Blanca, Celeste, and Gabriela from the Collective of University Feminists (COFEMUN) told us their ongoing experiences of intimidation. Since July 2nd, COFEMUN staff members have noticed an omnipresent vehicle with tinted windows outside their offices and homes watching them. A pre-school opened up across the street this summer, but no children have ever been seen entering or leaving the building. There have only been security guards and other adults filming people entering and leaving COFEMUN’s offices.

Recently, as one woman left the COFEMUN office, she passed an armed soldier. He quickly blocked her way and said, “We are going to get you soon”. Overnight on September 30th the power was cut to their offices and their internal security camera damaged, after capturing an image of a dark silhouette.

Finally, the women shared the chilling tale of three staff members being chased after meeting with a Witness for Peace delegation on September 6th. As they left the office at 8:30pm, a private power company vehicle without plates drove onto their bumper, trying to push them into a corner or off the street.

COFEMUN is not aligned with a political party nor is it a registered partner of the resistance. The women we met do not see Zelaya as a hero. They have simply participated in peaceful marches protesting the violation of the Honduran constitution. COFEMUN promotes women’s rights, including educating woman about birth control options and providing support for gay and lesbian groups. Earlier this year, they helped win the battle to make emergency contraception legal, which several members of Micheletti’s coup regime fought.

We continue to hear stories of women singled out by the police and military with verbal abuse, physical abuse on their breasts and backsides, and cases of rape. Another woman speculated on the sudden failure of her car brakes, right after she took it to a private auto-shop for unrelated repairs.

Blanca noted the psychological and emotional damage this intimidation has caused. “Yesterday was the first night they didn’t announce a curfew in weeks and it was the first night I was able to sleep. During the curfew the military could come and do anything they want. They could rape or kill you and no one would know. That sort of systematic intimidation takes away one’s voice and feeling of worth. It kills you on the inside.”

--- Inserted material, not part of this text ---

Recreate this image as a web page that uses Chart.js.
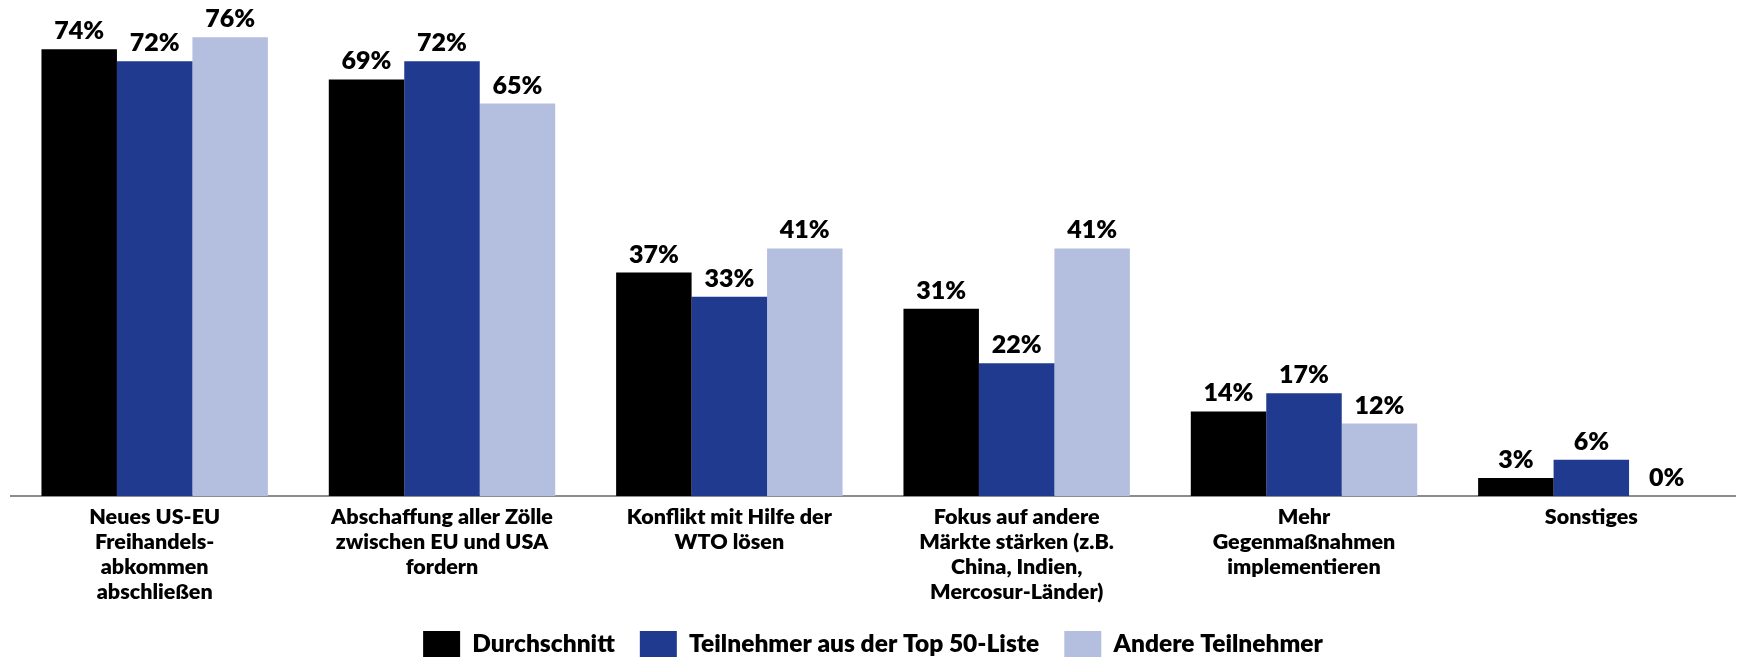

She despairs of the success the de facto regime has had in so quickly stripping the citizens of their rights and voices. “We are a nobody in the grand scheme of things – just a small country, with no power, economically or politically. Now that all of our constitutional rights have been stripped from us, we feel completely impotent.”

But we have not found a powerless citizenry in Honduras. In just under a week, we have met many organized, intelligent, and incredibly strong people. From this crisis, some veteran human rights organizers have noticed an ¨awakening” in a historically poor and repressed country. Over the last three months, Hondurans that have never rallied together before have united in their efforts to protect their democracy. This massive uprising was not for a politician, but for their shared country and constitutional rights.

Many leaders are especially inspired by the huge influx of young people taking an interest in their government for the first time. The older generation, organized since the 1980s, had worried about the lack of youth interested in most human rights causes. Alba noted that her organization “had a small membership made up of mainly people in their forties and fifties. Now we have many youth as young as 13 years old participating in events.”